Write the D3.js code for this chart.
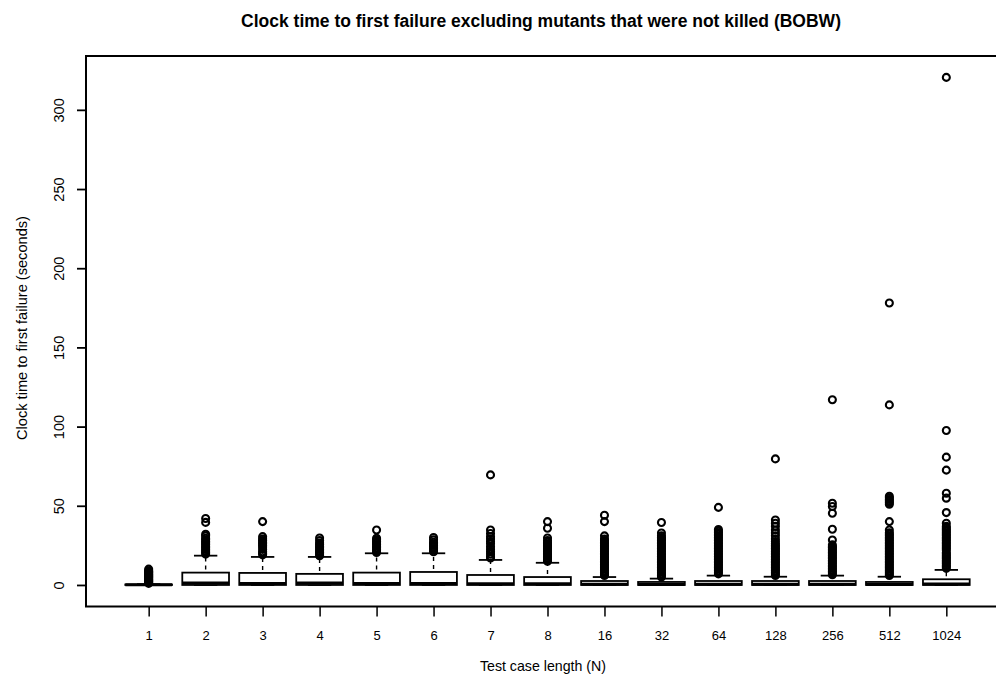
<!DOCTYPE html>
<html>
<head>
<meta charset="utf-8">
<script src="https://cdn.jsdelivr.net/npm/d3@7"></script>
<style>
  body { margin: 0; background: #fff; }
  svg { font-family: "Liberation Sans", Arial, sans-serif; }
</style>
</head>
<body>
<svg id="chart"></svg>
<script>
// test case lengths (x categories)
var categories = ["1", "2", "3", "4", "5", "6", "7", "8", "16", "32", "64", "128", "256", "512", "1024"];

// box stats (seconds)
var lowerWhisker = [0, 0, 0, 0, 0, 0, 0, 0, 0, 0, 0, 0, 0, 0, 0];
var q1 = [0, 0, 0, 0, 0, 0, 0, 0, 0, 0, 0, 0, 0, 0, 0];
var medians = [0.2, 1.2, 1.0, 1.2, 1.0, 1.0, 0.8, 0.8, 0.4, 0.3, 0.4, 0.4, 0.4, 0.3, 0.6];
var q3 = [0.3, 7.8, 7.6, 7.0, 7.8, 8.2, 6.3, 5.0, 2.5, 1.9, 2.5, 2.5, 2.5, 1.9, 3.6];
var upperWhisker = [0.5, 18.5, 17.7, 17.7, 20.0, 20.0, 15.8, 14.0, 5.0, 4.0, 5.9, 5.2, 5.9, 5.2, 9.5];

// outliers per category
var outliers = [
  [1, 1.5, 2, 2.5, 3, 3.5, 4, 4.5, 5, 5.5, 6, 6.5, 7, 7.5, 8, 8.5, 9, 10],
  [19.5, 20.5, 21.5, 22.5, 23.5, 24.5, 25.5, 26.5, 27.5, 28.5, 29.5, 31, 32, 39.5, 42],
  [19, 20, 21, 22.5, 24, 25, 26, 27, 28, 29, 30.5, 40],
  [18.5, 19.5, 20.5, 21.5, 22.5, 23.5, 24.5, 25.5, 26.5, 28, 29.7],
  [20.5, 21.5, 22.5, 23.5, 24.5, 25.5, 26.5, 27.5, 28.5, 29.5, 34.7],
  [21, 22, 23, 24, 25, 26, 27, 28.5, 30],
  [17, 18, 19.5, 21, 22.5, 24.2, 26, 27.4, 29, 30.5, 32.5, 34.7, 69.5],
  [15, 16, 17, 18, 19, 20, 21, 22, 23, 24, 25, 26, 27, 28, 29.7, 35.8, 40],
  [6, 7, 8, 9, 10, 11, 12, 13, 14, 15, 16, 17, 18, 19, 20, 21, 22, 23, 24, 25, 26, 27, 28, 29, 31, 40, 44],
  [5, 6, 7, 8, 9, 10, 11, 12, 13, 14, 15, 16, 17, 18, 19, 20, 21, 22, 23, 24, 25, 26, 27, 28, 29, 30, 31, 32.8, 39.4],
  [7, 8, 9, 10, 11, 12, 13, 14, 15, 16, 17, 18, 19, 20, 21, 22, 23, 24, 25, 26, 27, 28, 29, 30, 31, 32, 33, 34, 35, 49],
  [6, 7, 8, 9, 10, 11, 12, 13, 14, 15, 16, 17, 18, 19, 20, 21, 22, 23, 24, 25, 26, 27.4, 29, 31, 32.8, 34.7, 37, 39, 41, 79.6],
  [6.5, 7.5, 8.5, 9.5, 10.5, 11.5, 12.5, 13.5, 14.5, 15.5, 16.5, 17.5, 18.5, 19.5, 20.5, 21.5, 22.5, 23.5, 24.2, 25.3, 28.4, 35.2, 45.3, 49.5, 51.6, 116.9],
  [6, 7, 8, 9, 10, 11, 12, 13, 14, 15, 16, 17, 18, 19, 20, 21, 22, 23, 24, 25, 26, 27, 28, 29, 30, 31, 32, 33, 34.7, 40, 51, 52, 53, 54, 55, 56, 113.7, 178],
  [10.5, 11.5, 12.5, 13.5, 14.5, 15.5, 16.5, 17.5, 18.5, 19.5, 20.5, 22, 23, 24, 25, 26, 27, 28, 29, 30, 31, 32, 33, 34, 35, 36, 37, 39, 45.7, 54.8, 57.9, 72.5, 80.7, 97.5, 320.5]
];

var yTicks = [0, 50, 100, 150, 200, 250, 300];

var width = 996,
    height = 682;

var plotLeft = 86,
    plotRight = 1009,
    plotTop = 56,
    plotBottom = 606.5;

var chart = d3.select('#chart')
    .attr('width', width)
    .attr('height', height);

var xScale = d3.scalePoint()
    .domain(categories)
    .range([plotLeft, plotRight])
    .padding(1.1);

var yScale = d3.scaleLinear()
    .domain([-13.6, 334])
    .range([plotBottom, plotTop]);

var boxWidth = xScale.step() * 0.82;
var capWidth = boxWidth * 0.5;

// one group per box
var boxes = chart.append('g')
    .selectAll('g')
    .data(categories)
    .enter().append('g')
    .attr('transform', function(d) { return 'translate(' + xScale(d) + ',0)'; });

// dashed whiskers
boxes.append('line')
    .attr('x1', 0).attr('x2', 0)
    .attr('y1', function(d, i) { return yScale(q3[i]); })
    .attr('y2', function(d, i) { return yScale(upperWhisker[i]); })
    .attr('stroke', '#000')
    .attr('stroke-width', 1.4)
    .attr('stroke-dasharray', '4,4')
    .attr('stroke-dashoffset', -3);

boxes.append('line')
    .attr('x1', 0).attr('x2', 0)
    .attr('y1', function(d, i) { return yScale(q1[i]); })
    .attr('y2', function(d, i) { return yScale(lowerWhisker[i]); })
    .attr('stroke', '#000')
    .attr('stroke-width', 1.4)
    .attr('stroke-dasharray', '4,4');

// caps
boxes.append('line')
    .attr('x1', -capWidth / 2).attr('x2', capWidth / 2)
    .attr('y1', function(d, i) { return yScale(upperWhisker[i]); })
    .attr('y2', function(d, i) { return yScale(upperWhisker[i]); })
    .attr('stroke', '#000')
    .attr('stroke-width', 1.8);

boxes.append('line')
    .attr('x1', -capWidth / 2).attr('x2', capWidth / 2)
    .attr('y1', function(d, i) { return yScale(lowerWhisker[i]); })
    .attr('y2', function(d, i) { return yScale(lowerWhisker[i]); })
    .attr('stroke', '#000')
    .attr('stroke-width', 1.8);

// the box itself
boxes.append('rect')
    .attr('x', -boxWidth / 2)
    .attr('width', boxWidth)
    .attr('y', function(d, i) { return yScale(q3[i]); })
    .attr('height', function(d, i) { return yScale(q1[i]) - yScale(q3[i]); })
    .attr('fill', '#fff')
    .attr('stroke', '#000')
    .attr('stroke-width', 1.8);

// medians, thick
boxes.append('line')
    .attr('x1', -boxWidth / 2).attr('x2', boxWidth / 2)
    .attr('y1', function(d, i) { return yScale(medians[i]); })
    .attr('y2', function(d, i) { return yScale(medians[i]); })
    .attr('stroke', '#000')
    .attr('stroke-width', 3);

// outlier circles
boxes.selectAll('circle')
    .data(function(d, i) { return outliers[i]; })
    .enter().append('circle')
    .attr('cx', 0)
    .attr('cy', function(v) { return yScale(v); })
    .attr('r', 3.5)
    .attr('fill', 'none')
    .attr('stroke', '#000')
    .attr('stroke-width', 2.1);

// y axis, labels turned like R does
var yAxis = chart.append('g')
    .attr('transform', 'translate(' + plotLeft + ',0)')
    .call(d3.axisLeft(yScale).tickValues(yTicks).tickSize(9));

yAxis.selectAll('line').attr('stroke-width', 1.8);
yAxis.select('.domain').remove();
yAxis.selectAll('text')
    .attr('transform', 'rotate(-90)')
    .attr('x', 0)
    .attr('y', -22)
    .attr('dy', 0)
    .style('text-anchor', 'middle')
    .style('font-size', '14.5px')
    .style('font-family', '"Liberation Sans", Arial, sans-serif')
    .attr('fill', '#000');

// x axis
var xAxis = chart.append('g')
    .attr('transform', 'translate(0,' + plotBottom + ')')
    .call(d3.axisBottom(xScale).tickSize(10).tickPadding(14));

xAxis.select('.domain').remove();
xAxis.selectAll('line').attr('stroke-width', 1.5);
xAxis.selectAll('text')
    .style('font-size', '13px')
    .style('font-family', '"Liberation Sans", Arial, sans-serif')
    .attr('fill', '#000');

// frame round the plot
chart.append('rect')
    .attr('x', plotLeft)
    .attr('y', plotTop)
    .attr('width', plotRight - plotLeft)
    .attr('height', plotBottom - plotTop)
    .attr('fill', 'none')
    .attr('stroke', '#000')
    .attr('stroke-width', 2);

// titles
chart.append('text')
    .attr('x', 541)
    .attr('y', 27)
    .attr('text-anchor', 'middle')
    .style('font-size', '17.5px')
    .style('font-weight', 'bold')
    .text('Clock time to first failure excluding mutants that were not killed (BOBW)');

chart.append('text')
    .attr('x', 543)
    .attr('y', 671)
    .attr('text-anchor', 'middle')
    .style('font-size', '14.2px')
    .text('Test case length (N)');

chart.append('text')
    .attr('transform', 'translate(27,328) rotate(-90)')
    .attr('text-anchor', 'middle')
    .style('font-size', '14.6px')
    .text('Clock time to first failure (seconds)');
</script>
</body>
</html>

============

→ **TASK GOAL**
Leave out the pictures and restate, word for word, the lines from the top of the data through the line containing "5.9, 5.2, 9.5];", both included.

→ **RESPONSE TO THIS EXERCISE**
Write the D3.js code for this chart.
<!DOCTYPE html>
<html>
<head>
<meta charset="utf-8">
<script src="https://cdn.jsdelivr.net/npm/d3@7"></script>
<style>
  body { margin: 0; background: #fff; }
  svg { font-family: "Liberation Sans", Arial, sans-serif; }
</style>
</head>
<body>
<svg id="chart"></svg>
<script>
// test case lengths (x categories)
var categories = ["1", "2", "3", "4", "5", "6", "7", "8", "16", "32", "64", "128", "256", "512", "1024"];

// box stats (seconds)
var lowerWhisker = [0, 0, 0, 0, 0, 0, 0, 0, 0, 0, 0, 0, 0, 0, 0];
var q1 = [0, 0, 0, 0, 0, 0, 0, 0, 0, 0, 0, 0, 0, 0, 0];
var medians = [0.2, 1.2, 1.0, 1.2, 1.0, 1.0, 0.8, 0.8, 0.4, 0.3, 0.4, 0.4, 0.4, 0.3, 0.6];
var q3 = [0.3, 7.8, 7.6, 7.0, 7.8, 8.2, 6.3, 5.0, 2.5, 1.9, 2.5, 2.5, 2.5, 1.9, 3.6];
var upperWhisker = [0.5, 18.5, 17.7, 17.7, 20.0, 20.0, 15.8, 14.0, 5.0, 4.0, 5.9, 5.2, 5.9, 5.2, 9.5];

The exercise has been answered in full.